GIVEN TASK -
Restate word for word the lines that begin the listing and end with the line holding "96.9, 97.9, 98.8];".

☆ ☆ ☆

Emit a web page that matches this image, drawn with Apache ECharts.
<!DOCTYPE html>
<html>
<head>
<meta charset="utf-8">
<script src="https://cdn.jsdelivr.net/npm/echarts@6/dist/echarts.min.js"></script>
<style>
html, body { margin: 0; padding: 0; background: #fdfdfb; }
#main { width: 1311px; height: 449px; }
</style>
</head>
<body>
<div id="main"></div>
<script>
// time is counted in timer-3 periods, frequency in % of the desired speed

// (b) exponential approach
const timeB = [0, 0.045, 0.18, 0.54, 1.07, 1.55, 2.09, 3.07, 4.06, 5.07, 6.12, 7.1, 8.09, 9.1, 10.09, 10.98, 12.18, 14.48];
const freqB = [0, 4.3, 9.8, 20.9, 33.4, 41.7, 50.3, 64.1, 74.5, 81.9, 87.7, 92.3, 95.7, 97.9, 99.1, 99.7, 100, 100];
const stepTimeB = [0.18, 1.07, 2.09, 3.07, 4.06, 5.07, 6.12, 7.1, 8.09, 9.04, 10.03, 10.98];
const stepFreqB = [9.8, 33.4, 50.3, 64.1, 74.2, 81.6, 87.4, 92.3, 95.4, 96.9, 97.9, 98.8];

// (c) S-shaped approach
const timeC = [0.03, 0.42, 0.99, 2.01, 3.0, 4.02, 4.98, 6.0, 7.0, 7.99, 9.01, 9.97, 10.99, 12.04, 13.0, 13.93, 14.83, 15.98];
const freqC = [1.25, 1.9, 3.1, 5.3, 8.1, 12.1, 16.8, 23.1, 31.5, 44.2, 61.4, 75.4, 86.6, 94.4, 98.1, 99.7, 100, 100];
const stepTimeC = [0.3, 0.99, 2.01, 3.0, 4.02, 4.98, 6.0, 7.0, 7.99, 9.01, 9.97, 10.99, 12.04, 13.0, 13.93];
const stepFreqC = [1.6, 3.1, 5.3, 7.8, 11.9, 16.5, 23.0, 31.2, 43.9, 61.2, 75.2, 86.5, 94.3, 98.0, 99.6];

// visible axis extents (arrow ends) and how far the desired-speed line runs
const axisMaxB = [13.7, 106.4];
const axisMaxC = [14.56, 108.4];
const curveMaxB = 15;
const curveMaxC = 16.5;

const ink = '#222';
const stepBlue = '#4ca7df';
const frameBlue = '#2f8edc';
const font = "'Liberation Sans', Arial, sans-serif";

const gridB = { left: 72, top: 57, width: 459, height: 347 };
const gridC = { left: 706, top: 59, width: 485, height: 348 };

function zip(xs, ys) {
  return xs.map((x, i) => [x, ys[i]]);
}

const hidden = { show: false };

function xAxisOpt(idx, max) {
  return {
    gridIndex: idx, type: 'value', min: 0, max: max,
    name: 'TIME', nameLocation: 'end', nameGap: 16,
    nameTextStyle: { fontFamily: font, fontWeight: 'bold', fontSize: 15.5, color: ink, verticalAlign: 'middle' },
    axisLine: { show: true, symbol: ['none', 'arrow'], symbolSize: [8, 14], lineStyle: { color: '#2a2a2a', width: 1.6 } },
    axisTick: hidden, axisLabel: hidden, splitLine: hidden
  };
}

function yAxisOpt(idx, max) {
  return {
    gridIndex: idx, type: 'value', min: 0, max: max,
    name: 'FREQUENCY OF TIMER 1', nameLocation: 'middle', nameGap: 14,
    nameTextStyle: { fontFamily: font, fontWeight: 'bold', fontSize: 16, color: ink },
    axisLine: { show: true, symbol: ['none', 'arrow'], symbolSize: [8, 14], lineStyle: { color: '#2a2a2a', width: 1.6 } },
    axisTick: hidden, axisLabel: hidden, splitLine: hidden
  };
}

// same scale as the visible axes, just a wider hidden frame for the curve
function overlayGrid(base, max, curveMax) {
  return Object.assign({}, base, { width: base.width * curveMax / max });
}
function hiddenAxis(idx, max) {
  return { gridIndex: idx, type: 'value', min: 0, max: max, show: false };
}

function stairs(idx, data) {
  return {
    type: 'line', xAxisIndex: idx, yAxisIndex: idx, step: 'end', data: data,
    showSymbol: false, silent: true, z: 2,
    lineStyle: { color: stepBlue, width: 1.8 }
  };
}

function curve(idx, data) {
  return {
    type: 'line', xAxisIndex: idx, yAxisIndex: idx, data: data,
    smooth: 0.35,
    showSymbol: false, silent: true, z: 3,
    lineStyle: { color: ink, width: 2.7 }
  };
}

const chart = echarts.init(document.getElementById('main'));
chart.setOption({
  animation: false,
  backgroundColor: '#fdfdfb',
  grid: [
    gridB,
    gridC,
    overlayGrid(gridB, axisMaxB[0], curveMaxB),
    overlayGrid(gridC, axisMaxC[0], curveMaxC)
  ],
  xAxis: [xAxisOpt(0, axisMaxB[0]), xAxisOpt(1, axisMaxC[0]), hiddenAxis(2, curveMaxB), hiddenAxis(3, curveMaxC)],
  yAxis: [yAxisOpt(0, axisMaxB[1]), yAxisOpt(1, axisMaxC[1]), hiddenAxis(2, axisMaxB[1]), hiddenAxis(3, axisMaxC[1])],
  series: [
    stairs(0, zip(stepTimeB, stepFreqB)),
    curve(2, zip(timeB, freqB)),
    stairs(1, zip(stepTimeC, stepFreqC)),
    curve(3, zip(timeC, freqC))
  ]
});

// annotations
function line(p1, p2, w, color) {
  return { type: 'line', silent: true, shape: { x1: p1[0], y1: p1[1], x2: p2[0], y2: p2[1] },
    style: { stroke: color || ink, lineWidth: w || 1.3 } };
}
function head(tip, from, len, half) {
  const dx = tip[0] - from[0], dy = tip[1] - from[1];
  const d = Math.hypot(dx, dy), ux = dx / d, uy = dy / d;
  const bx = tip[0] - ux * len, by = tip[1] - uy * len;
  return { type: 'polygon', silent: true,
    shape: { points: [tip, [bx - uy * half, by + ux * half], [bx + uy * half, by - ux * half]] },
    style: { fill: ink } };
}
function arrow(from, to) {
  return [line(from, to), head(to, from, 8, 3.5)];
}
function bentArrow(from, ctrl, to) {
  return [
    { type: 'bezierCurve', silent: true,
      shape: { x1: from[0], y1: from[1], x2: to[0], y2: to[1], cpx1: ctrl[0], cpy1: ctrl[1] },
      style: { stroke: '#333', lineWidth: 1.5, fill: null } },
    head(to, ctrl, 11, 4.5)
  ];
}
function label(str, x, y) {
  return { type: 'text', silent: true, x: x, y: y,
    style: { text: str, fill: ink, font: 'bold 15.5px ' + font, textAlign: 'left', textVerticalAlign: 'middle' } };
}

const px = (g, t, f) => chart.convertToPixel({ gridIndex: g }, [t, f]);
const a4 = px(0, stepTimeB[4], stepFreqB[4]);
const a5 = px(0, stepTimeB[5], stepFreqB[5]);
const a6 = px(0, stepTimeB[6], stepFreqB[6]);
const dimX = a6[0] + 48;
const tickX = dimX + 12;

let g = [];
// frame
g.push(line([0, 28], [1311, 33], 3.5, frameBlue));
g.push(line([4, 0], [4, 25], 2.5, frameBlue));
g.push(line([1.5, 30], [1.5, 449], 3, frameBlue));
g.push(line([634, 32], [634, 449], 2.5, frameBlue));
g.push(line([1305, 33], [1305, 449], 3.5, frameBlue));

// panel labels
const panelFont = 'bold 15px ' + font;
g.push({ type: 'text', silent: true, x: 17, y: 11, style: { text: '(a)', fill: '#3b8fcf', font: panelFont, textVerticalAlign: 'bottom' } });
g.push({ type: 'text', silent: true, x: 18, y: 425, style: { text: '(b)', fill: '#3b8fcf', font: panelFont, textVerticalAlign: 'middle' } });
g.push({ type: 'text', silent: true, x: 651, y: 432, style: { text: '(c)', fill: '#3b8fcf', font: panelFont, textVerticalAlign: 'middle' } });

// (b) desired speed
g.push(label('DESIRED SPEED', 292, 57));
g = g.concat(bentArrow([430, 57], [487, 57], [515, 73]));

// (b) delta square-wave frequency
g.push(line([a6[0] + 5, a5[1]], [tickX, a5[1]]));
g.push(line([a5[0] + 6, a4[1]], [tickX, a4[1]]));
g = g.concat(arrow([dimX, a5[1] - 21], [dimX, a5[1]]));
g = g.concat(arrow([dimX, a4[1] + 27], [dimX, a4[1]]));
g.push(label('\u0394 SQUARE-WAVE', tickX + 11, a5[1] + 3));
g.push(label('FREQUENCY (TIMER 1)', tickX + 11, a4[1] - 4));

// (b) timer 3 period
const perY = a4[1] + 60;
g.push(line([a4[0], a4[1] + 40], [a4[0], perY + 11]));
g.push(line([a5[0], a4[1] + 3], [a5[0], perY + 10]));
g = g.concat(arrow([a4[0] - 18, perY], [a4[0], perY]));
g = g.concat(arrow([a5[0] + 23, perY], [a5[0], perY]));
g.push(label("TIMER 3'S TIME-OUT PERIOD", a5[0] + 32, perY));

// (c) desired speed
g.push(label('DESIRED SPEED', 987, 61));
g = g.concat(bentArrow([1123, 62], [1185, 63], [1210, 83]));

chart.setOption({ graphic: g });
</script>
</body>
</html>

☆ ☆ ☆

OUTPUT OF THE TASK -
Emit a web page that matches this image, drawn with Apache ECharts.
<!DOCTYPE html>
<html>
<head>
<meta charset="utf-8">
<script src="https://cdn.jsdelivr.net/npm/echarts@6/dist/echarts.min.js"></script>
<style>
html, body { margin: 0; padding: 0; background: #fdfdfb; }
#main { width: 1311px; height: 449px; }
</style>
</head>
<body>
<div id="main"></div>
<script>
// time is counted in timer-3 periods, frequency in % of the desired speed

// (b) exponential approach
const timeB = [0, 0.045, 0.18, 0.54, 1.07, 1.55, 2.09, 3.07, 4.06, 5.07, 6.12, 7.1, 8.09, 9.1, 10.09, 10.98, 12.18, 14.48];
const freqB = [0, 4.3, 9.8, 20.9, 33.4, 41.7, 50.3, 64.1, 74.5, 81.9, 87.7, 92.3, 95.7, 97.9, 99.1, 99.7, 100, 100];
const stepTimeB = [0.18, 1.07, 2.09, 3.07, 4.06, 5.07, 6.12, 7.1, 8.09, 9.04, 10.03, 10.98];
const stepFreqB = [9.8, 33.4, 50.3, 64.1, 74.2, 81.6, 87.4, 92.3, 95.4, 96.9, 97.9, 98.8];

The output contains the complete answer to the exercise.